Health

Is CDC sending premature, mixed message to people who have been vaccinated?

BOSTON — James and Elizabeth Wagner had one thing on their minds after getting immunized against Covid-19 Tuesday at Cape Cod Community College in Barnstable.

“Definitely a haircut,” said Elizabeth.

“I’ve been advised I need a haircut,” agreed James.

That may be the first order of business for the couple. But down the line, they’ve got something more pressing on the agenda: seeing their kids for the first time in more than a year. “We’ve got a daughter in D.C. and a son in Colorado,” James said. “It feels like a weight has been lifted.”

However, the Barretts aren’t taking the yoke off any time soon. Like others who spoke with Boston 25 News at the clinic, staying the course is still on the table, despite the protection conferred by vaccination.

“It’s not quite a ‘Get out of jail free’ card,” James Barrett said. “It’s more like a ‘On your best behavior’ for a few more months.”

But Monday, the Centers for Disease Control and Prevention endorsed greater freedoms for the vaccinated -- including small, private congregations without masks.

That gave Erika Woods, Deputy Director of the Barnstable County Department of Health and Environment -- one of the sponsors of the vaccine clinic -- some pause.

“I really go by what the governor says,” Woods said. “It’s one of those things where we just all have to be on the same page. You know this is not a cue for everybody to stop wearing masks and stop social distancing. There’s still different variants out there there still a lot of people that have not been able to get the vaccine even though they’re in that 75-plus group, or whatever, so we still do need to be careful.”

And there still remains this simple fact about all the vaccines:

“They’re highly effective, they’re safe. But at the end of the day, they’re not 100 percent entirely effective,” said Karl Minges, chair of the Health Administration and Policy department at the University of New Haven in Connecticut. “So you could have a scenario where someone gets the Covid-19 vaccination and then they are one of the five percent or 10 percent or, in some cases, 20 percent of people who still get the virus. Maybe they don’t even know it. And then they’re going to even these small gatherings and spreading that virus.”

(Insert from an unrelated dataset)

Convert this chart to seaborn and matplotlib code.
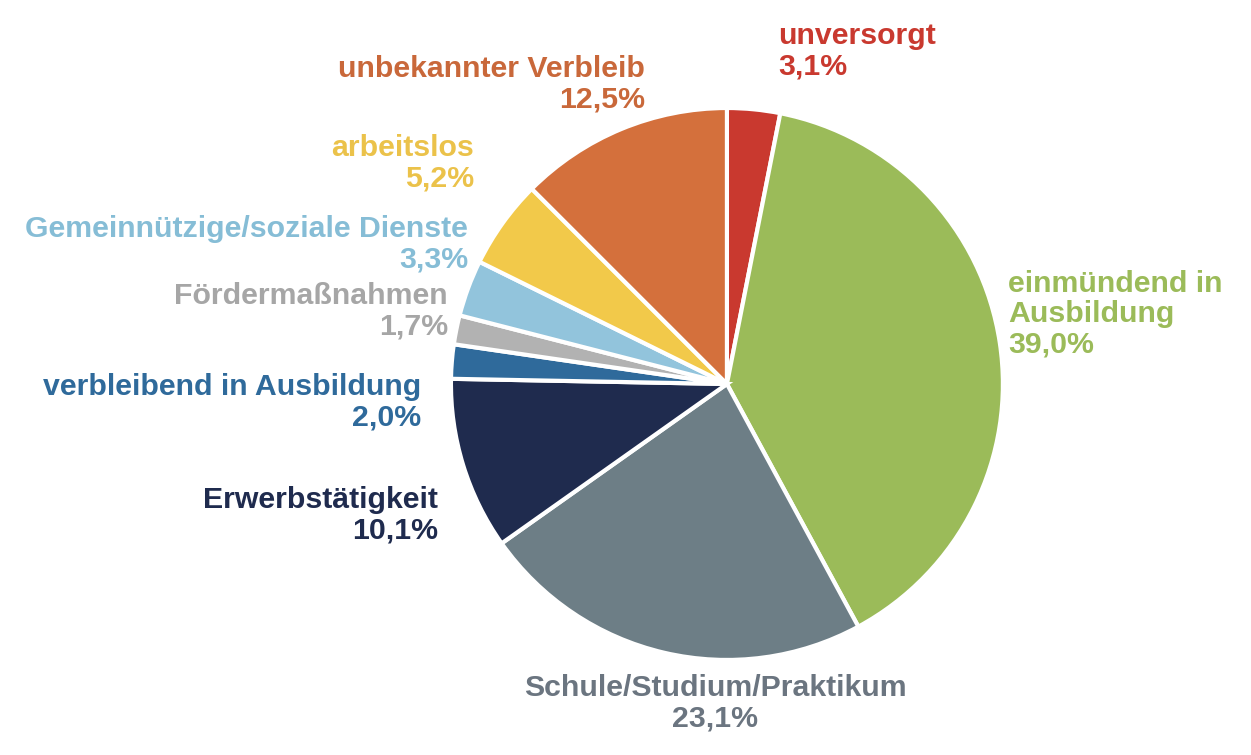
import matplotlib
matplotlib.use("Agg")
import matplotlib.pyplot as plt
import seaborn as sns

# Verbleib der Schulabgänger (Anteile in %), im Uhrzeigersinn ab 12 Uhr
categories = ["unversorgt", "einmündend in\nAusbildung", "Schule/Studium/Praktikum",
              "Erwerbstätigkeit", "verbleibend in Ausbildung", "Fördermaßnahmen",
              "Gemeinnützige/soziale Dienste", "arbeitslos", "unbekannter Verbleib"]
shares = [3.1, 39.0, 23.1, 10.1, 2.0, 1.7, 3.3, 5.2, 12.5]

wedge_colors = ["#C9392F", "#9BBB59", "#6D7E86", "#1F2B4E", "#2F6A9B",
                "#B2B2B2", "#92C4DC", "#F2C94A", "#D4703C"]
text_colors = ["#C9392F", "#9BBB59", "#6B7580", "#1F2B4E", "#2F6A9B",
               "#A6A6A6", "#86BDD6", "#EBC24A", "#C9683A"]

# label anchors (pie radius = 1) and alignment
label_pos = [(0.185, 1.205), (1.018, 0.254), (-0.043, -1.158), (-1.047, -0.476),
             (-1.109, -0.065), (-1.011, 0.263), (-0.938, 0.507), (-0.917, 0.799),
             (-0.297, 1.087)]
label_ha = ["left", "left", "center", "right", "right", "right", "right", "right", "right"]

sns.set_theme(style="white")
plt.rcParams["font.family"] = ["Liberation Sans", "DejaVu Sans"]

fig = plt.figure(figsize=(12.51, 7.55), dpi=100)
ax = fig.add_axes([0, 0, 1, 1])

palette = sns.color_palette(wedge_colors)
ax.pie(shares, colors=palette, startangle=90, counterclock=False, radius=1,
       center=(0, 0), wedgeprops=dict(edgecolor="white", linewidth=3))

for cat, val, (x, y), ha, col in zip(categories, shares, label_pos, label_ha, text_colors):
    txt = f"{cat}\n{val:.1f}%".replace(".", ",")
    ax.text(x, y, txt, ha=ha, va="center", multialignment=ha, color=col,
            fontsize=21.8, fontweight="bold", linespacing=1.1)

ax.set_aspect("equal")
ax.set_xlim(-2.634, 1.899)
ax.set_ylim(-1.344, 1.391)
ax.axis("off")

fig.savefig("out.png", dpi=100)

While it’s expected that the vaccinated will develop mild Covid infections -- if they develop any infection at all -- nothing is guaranteed.

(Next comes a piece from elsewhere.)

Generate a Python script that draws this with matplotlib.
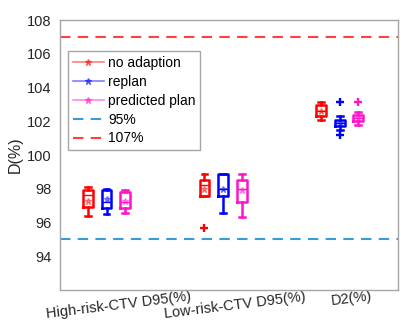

And a key point to remember in that regard is that clinical trials of the Moderna, Pfizer and Johnson & Johnson/Janssen vaccines were conducted at different times during the pandemic -- and thus against different variants of the virus.

That may explain why the Moderna and Pfizer vaccines have stated efficacies exceeding 90 percent in clinical trials, while the Johnson & Johnson/Janssen single-dose shot, came in at about 66 percent effective.

“If you were truly going to compare the efficacy across the various types of vaccinations you’d want a trial that would be conducted at the same exact time with people randomized to the various vaccines to determine their overall efficacy,” Minges said. “But that wasn’t done. J & J’s vaccine was developed later than Moderna and Pfizer’s and for that reason it was in a different environment. It was tested in different countries that even had some of the most contagious variants that are out there.”

Those contagious variants, of course, are now here. And public health officials have been predicting for months they could become dominant this spring.

Minges thinks it was premature for the CDC to ease up on gatherings for those vaccinated -- because community spread of Covid is still fairly rampant, and, with the variants, the course of the pandemic remains somewhat unpredictable.

“I think if we were in a setting where we had say, 10,000 cases in the U.S. per day, that’s when we could start relaxing some of the restrictions with more confidence,” he said.

The CDC reported more than 124,000 new cases on Monday, March 8.

Minges also worries that setting down rules on who can and can’t gather will prove as confusing as the mask/no mask debacle last spring -- an issue which still reverberates today.

“And you don’t want this mixed messaging in public health because it confuses people very easily and it might dissuade people from getting the vaccine in the first place,” he said.